--- Your task ---
Restate, exactly and without pictures, the lines from the start of the listing below through the line holding "const yNhe = d3.scaleLinear().domain([-4.5".

--- Given information ---
<<<<

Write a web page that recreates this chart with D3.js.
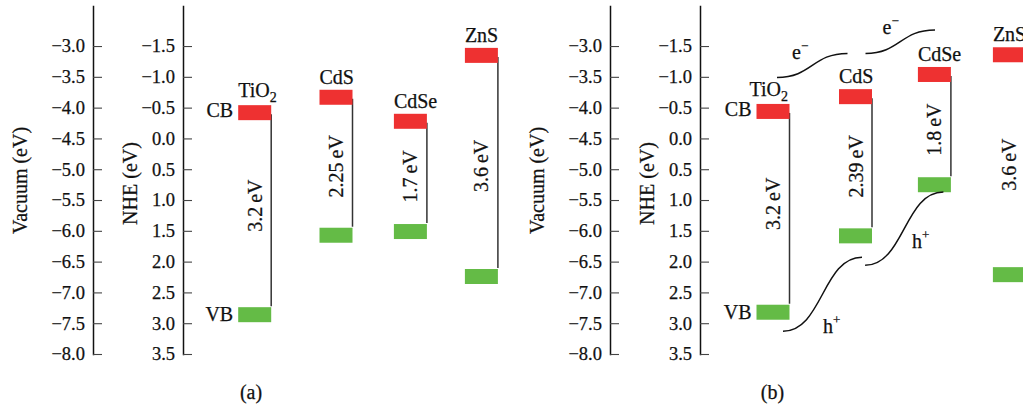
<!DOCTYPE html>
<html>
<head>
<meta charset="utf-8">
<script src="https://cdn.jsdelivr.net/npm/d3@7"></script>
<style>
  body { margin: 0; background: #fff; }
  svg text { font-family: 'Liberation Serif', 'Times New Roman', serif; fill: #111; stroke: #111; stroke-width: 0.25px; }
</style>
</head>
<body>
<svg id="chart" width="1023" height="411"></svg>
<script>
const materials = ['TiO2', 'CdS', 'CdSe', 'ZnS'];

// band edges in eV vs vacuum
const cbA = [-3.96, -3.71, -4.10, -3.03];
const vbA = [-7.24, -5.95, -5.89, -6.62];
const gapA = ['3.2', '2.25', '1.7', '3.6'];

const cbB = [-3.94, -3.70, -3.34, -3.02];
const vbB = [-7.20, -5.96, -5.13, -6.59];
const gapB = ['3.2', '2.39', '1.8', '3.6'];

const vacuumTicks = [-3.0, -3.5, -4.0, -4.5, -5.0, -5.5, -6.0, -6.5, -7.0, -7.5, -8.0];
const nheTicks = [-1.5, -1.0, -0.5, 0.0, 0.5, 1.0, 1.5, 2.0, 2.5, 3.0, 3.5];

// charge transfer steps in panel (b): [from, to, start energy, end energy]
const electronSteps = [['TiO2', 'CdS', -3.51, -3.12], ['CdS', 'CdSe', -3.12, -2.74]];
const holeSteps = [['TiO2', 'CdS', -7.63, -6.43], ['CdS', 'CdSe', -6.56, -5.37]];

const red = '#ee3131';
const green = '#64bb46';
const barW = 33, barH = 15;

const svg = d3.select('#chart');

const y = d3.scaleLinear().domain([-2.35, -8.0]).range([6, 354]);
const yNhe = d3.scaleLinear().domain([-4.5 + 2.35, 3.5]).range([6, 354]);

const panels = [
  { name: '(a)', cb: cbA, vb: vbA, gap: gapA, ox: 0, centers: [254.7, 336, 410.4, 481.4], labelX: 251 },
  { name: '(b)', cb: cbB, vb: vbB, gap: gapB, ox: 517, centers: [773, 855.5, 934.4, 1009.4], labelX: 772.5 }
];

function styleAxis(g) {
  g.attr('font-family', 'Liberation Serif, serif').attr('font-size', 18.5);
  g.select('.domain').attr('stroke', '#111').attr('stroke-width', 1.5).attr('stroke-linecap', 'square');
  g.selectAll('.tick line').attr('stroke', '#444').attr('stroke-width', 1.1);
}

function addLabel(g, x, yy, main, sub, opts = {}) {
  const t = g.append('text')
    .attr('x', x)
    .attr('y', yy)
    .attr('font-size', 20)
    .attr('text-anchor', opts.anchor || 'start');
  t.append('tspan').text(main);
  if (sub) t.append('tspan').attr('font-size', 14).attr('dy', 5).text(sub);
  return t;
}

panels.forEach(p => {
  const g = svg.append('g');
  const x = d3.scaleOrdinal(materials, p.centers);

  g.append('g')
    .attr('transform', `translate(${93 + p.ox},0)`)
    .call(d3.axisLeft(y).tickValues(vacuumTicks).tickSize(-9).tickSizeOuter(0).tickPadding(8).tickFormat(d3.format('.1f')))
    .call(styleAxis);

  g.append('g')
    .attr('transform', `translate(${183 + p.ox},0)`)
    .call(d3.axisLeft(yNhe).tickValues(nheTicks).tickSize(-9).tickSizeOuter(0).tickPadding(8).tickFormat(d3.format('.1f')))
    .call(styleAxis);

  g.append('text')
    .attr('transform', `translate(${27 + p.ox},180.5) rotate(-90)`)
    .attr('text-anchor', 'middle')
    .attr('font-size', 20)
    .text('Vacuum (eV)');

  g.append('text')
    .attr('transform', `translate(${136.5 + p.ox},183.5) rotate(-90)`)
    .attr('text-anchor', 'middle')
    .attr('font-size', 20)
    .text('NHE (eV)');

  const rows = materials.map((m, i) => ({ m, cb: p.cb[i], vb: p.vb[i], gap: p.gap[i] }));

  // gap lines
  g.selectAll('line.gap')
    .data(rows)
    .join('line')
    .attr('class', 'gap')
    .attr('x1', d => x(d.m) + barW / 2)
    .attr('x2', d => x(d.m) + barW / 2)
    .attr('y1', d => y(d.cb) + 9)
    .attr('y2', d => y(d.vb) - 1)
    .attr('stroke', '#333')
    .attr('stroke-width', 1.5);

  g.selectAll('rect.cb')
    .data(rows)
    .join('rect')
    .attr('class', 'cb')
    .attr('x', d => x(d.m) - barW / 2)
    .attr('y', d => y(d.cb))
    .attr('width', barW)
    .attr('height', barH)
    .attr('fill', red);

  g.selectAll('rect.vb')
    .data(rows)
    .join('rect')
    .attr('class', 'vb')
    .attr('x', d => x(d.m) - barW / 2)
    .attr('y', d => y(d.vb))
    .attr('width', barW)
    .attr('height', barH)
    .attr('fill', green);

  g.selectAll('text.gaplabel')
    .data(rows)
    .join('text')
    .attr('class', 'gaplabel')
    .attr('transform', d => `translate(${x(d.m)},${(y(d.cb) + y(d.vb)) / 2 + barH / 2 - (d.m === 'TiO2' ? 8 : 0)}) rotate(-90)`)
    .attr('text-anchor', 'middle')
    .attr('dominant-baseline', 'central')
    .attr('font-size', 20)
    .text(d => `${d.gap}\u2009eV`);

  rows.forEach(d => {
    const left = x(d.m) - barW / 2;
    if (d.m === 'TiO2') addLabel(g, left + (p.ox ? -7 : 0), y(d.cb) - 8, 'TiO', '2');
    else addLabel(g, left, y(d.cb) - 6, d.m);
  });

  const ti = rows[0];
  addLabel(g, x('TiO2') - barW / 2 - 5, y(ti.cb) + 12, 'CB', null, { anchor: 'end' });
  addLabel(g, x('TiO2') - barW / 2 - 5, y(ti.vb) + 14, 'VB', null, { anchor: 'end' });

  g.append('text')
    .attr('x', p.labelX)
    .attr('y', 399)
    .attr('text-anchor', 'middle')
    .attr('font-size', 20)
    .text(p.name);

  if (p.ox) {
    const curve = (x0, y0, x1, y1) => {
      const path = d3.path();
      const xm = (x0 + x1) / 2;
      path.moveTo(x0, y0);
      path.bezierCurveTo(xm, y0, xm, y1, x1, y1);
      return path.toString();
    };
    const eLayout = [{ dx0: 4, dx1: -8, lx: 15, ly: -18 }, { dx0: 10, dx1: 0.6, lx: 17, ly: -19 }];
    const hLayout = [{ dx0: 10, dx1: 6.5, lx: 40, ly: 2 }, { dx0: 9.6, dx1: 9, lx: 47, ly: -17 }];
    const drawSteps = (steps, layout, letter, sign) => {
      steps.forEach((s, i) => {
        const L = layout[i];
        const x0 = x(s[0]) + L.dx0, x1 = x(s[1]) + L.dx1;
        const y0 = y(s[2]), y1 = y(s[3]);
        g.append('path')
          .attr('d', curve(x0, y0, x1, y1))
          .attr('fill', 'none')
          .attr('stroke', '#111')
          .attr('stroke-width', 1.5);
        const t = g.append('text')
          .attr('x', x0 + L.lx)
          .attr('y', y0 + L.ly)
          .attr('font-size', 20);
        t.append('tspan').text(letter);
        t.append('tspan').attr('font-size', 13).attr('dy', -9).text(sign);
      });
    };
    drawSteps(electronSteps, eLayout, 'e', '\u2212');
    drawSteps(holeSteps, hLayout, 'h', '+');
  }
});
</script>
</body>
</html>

>>>>

--- Solved exercise ---
Write a web page that recreates this chart with D3.js.
<!DOCTYPE html>
<html>
<head>
<meta charset="utf-8">
<script src="https://cdn.jsdelivr.net/npm/d3@7"></script>
<style>
  body { margin: 0; background: #fff; }
  svg text { font-family: 'Liberation Serif', 'Times New Roman', serif; fill: #111; stroke: #111; stroke-width: 0.25px; }
</style>
</head>
<body>
<svg id="chart" width="1023" height="411"></svg>
<script>
const materials = ['TiO2', 'CdS', 'CdSe', 'ZnS'];

// band edges in eV vs vacuum
const cbA = [-3.96, -3.71, -4.10, -3.03];
const vbA = [-7.24, -5.95, -5.89, -6.62];
const gapA = ['3.2', '2.25', '1.7', '3.6'];

const cbB = [-3.94, -3.70, -3.34, -3.02];
const vbB = [-7.20, -5.96, -5.13, -6.59];
const gapB = ['3.2', '2.39', '1.8', '3.6'];

const vacuumTicks = [-3.0, -3.5, -4.0, -4.5, -5.0, -5.5, -6.0, -6.5, -7.0, -7.5, -8.0];
const nheTicks = [-1.5, -1.0, -0.5, 0.0, 0.5, 1.0, 1.5, 2.0, 2.5, 3.0, 3.5];

// charge transfer steps in panel (b): [from, to, start energy, end energy]
const electronSteps = [['TiO2', 'CdS', -3.51, -3.12], ['CdS', 'CdSe', -3.12, -2.74]];
const holeSteps = [['TiO2', 'CdS', -7.63, -6.43], ['CdS', 'CdSe', -6.56, -5.37]];

const red = '#ee3131';
const green = '#64bb46';
const barW = 33, barH = 15;

const svg = d3.select('#chart');

const y = d3.scaleLinear().domain([-2.35, -8.0]).range([6, 354]);
const yNhe = d3.scaleLinear().domain([-4.5 + 2.35, 3.5]).range([6, 354]);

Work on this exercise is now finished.